Returns true if the given selector matches one or more elements.

Element visible

{
  "visible": ElementSelector,
  "check": "any" | "all" | "none"
}

Returns true if elements matched by ElementSelector are currently visible on the page. If check is all, every element must be visible. If check is none, no element should be visible. Visibility check is a CSS-based heuristic.

Wait for element

{
  "waitFor": ElementSelector,
  "timeout": 1000
}

Waits until selector exists in the page. After timeout ms the step fails.

Wait for visibility

{
  "waitForVisible": ElementSelector,
  "timeout": 1000,
  "check": "any" | "all" | "none"
}

Waits until element is visible in the page. After timeout ms the step fails.

Click an element

{
  "click": ElementSelector,
  "all": true | false,
}

Click on an element returned by selector. If all is true, all matching elements are clicked. If all is false, only the first returned value is clicked.

Wait for then click

{
  "waitForThenClick": ElementSelector,
  "timeout": 1000,
  "all": true | false
}

Combines waitFor and click.

Unconditional wait

{
  "wait": 1000,
}

Wait for the specified number of milliseconds.

Hide

{
  "hide": "CSS selector",
  "method": "display" | "opacity"
}

Hide the elements matched by the selectors. method defines how elements are hidden: "display" sets display: none, "opacity" sets opacity: 0. Method is "display" by default. Note that only a single string CSS selector is supported here, not an array.

Eval

{
  "eval": "SNIPPET_ID"
}

Evaluates a code snippet in the context of the page.
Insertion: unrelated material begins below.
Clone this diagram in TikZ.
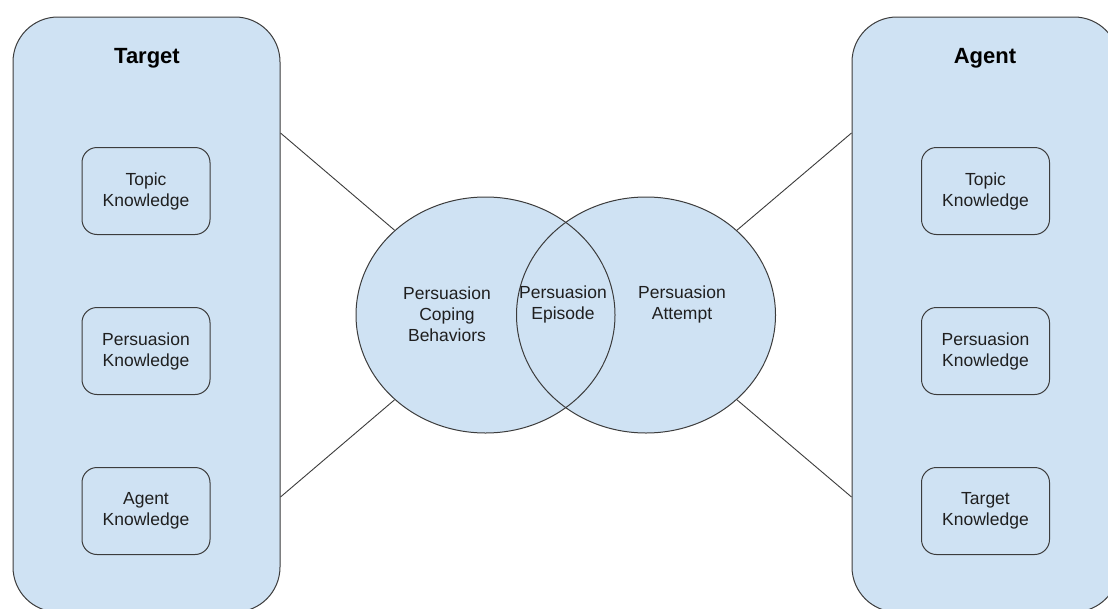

The rule is considered successful if it evaluates to a truthy value. Snippets have to be explicitly defined in snippets.ts. Eval rules are not 100% reliable because they can be affected by the page scripts, or blocked by a CSP policy on the page. Therefore, they should only be used as a last resort when none of the other rules are sufficient.

Conditionals

{
  "if": { "exists": ElementSelector },
  "then": [
    { "click": ".button1" },
    { "click": ".button3" }
  ],
  "else": [
    { "click": ".button2" }
  ]
}

Allows to do conditional branching in JSON rules. The if section can contain either a "visible" or "exists" rule. Depending on the result of that rule, then or else sequences will be executed. else section is optional. The "if" rule is considered successful as long as all rules inside the chosen branch are successful. The other branch, as well as the result of the condition itself, do not affect the result of the whole rule.

Any

{
  "any": [
    { "exists": ".button1" },
    { "exists": ".button2" }
  ]
}

Evaluates a list of steps in order. If any return true (success), then the step returns true. If all steps return false, the any step returns false.

Optional actions

All rules can include the "optional": true to ignore failure.

API

See this document for more details on internal APIs.

License

MPLv2.

Manual Testing

To test the extension / addon with Firefox, open the about:debugging, navigate to "This Firefox" on the menu and under "Temporary Extensions" click on "Load Temporary Addon". Select the manifest.json file from the dist/firefox directory. You will need to build the extension before as described above. The extension should then be active and you can test it manually by simply visiting websites.